The law, set up as a “one-stop-shop” process for consenting infrastructure, initially proposed three ministers would refer projects and make the final approval decision.
After widespread pushback during the select committee process, the Government changed the legislation so an independent expert panel would get the final say.
Speaking at a breakfast with energy sector stakeholders in Wellington, NZ First’s deputy leader Shane Jones was asked by Minerals Council CEO Josie Vidal how the Government could convince investors that businesses, not just Government, could get projects going.
“When the Government was formed in 2023, the Prime Minister met with Winston and myself. I kinda got hōhā and went for a holiday to the Gold Coast so if there’s anything wrong with the coalition agreement you might want to blame me,” he told the group as some chuckled.
“But one thing that the Prime Minister embraced, along with Mr Bishop, was the need to substantially improve the fast track legislation that Parker had in place,” Jones said.
“My honest view, and I have to be bound by the collective decision, I always wanted ministers to be making the decisions. I felt that if something was in a regional or national interest the ultimate test is for a politician who goes every three years to renew their warrant to be the proxy for that national interest.”
Jones said he would campaign on a fast track system where politicians “failed or flourished” by making big calls.
“That malaise you talk about was evidenced through the massive march on Queen Street who felt that that was corrupting a process of assessing risk and finding balance and I just can’t get my head around why four individuals...[are] more morally fit to make those calls than politicians and I’m going to campaign on that.”

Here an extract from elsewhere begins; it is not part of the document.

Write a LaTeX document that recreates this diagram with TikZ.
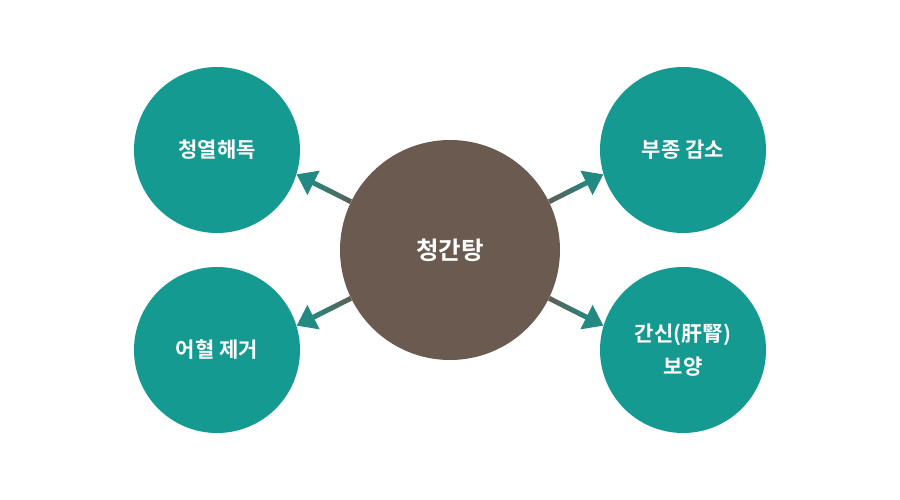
\documentclass[tikz,border=0pt]{standalone}
\usepackage{fontspec}
\setmainfont{Noto Sans CJK KR}[BoldFont={Noto Sans CJK KR Bold}]
\usetikzlibrary{arrows.meta,calc}
\definecolor{teal1}{HTML}{149A90}
\definecolor{brown1}{HTML}{6A5A4F}
\definecolor{tailc}{HTML}{5A5F56}
\definecolor{tipc}{HTML}{1A9088}
\newcommand\gradconn[2]{%
  \foreach \i in {0,...,11}{%
    \pgfmathsetmacro\p{\i*100/14}%
    \draw[shaft,draw=tipc!\p!tailc] ($(#1)!{\i*0.06}!(#2)$) -- ($(#1)!{(\i+1)*0.06+0.005}!(#2)$);
  }%
  \draw[shaft,draw=tipc!88!tailc,fill=tipc,-{Triangle[length=19pt,width=26pt]}] ($(#1)!0.71!(#2)$) -- (#2);
}
\begin{document}
\begin{tikzpicture}[x=1pt,y=-1pt,
  outer/.style={circle,fill=teal1,minimum size=166pt,inner sep=0pt,text=white,font=\fontsize{21}{33}\selectfont\bfseries,align=center},
  center/.style={circle,fill=brown1,minimum size=220pt,inner sep=0pt,text=white,font=\fontsize{24.5}{28}\selectfont\bfseries},
  shaft/.style={line width=5pt,line cap=butt}]
\useasboundingbox (0,0) rectangle (900,500);
\node[outer] (tl) at (217,150) {청열해독};
\node[outer] (bl) at (217,350) {어혈 제거};
\node[outer] (tr) at (683,150) {부종 감소};
\node[outer] (br) at (683,350) {간신(肝腎)\\보양};
\node[center] (c) at (450,250) {청간탕};
\gradconn{c.154}{tl.-17}
\gradconn{c.206}{bl.17}
\gradconn{c.26}{tr.197}
\gradconn{c.-26}{br.163}
\end{tikzpicture}
\end{document}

Prime Minister Christopher Luxon. Photo / Supplied
‘We’re comfortable with the model’ - National
Prime Minister Christopher Luxon said the fast-track law was working “exceptionally well” and he didn’t see any need to reinstate the sweeping ministerial powers.
No, we’re comfortable with the model. It’s got to have checks and balances. Fast track is not a rubber stamp. Fast track is designed to say, ‘bring all your information together, make the case for your project’ but it doesn’t need to take five years if we can do it in 110 days.
Luxon said NZ First was entitled to campaign on changes if it wanted.
“They can do whatever but the point is it actually has got checks and balances on it, deliberately so. It doesn’t mean every project is going to get approved.
“As I said, it’s not a rubber stamp. It’s important that there is rigour and robustness in the cases that are presented... but it doesn’t need to take us as long as it’s been taking us.”
National’s campaign chairperson Chris Bishop said the fast-track approvals regime was “the law of the land” as government policy and Jones’ view wasn’t new.
“Shane’s had a view around this for for quite some time and that was how the original fast-track proposal started. In the end, Cabinet landed where we’ve got to, which is a pretty robust regime where ministers make the referral decisions.
“They come across my desk at least once a week and I refer process of projects into the process and then they go off to the expert panels for a yay or a nay.”
Bishop said nine projects had been approved through the fast track in the first year and more were in the process of referral or before panels.
“I’m really proud of how it’s working, I think it’s going really well so far.”